Throughout the 1980s Applied Technology grew rapidly, doubling each year for more than five years in a row and enjoying a successful listing on the ASX in 1985. The Microbee reached a peak of 11% of the Australian market and had overseas sales in Asia, Scandinavia and Russia (selling Cyrillic keyboard/interface when Apple was still English only).

Unfortunately, the company could not compete with the scale and low costs of the IBM PC in the general market, nor the application support for the Apple II in the school markets. In 1990 the company went into receivership. Even so, more than 70,000 Microbee computers were sold worldwide, squarely placing Australia at the very forefront of technology development for the microcomputer and personal computer emergence globally.
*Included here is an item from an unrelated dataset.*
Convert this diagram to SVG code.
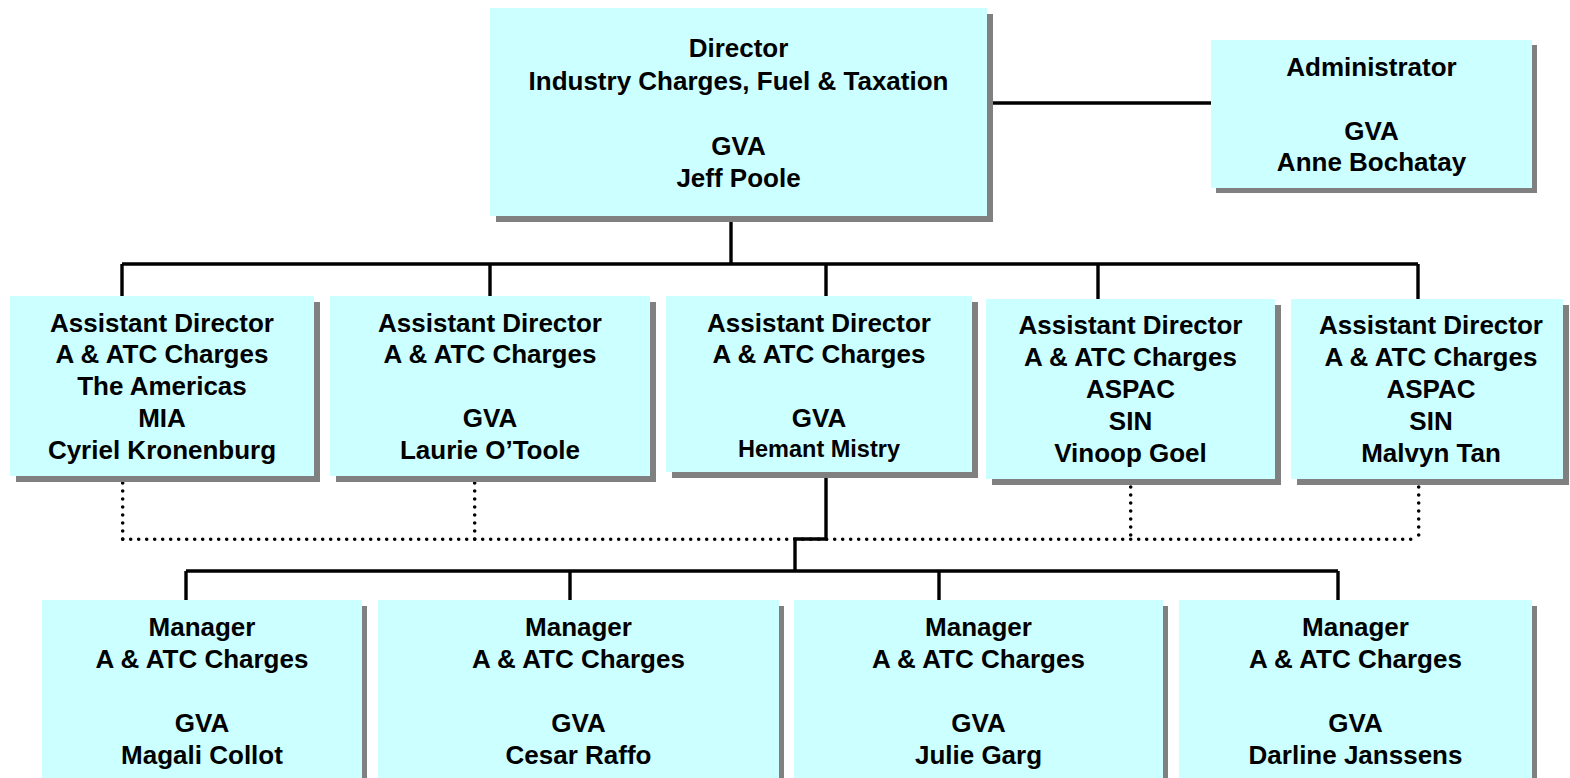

In 2001 Owen acquired Earthsafe (founded in 1953), a designer and builder of solar-powered, waste-water, treatment systems. He was inspired by a project started by Bill Gates, with whom Owen had developed an acquaintanceship during his Microbee days. As part of his efforts for his company Owen has been a strong advocate for the retention of the Australian innovation patent regime, engaging directly with the Minister in Canberra in 2019 to argue for Australian innovators.

In 2020 Earthsafe was nominated as a finalist for the Engineers Australia Engineering Excellence Awards.

Owen has taken on a community responsibilities, including as the lead for the Pollution Incident Response Plan for his local McDonalds.

In summary, Owen was an inspiring, visionary and successful pioneer of the computing industry. Like Pearcey before him, Owen believes in Australian ingenuity. He proved that with his achievements and success with the Microbee and continues to do so with his efforts at Earthsafe.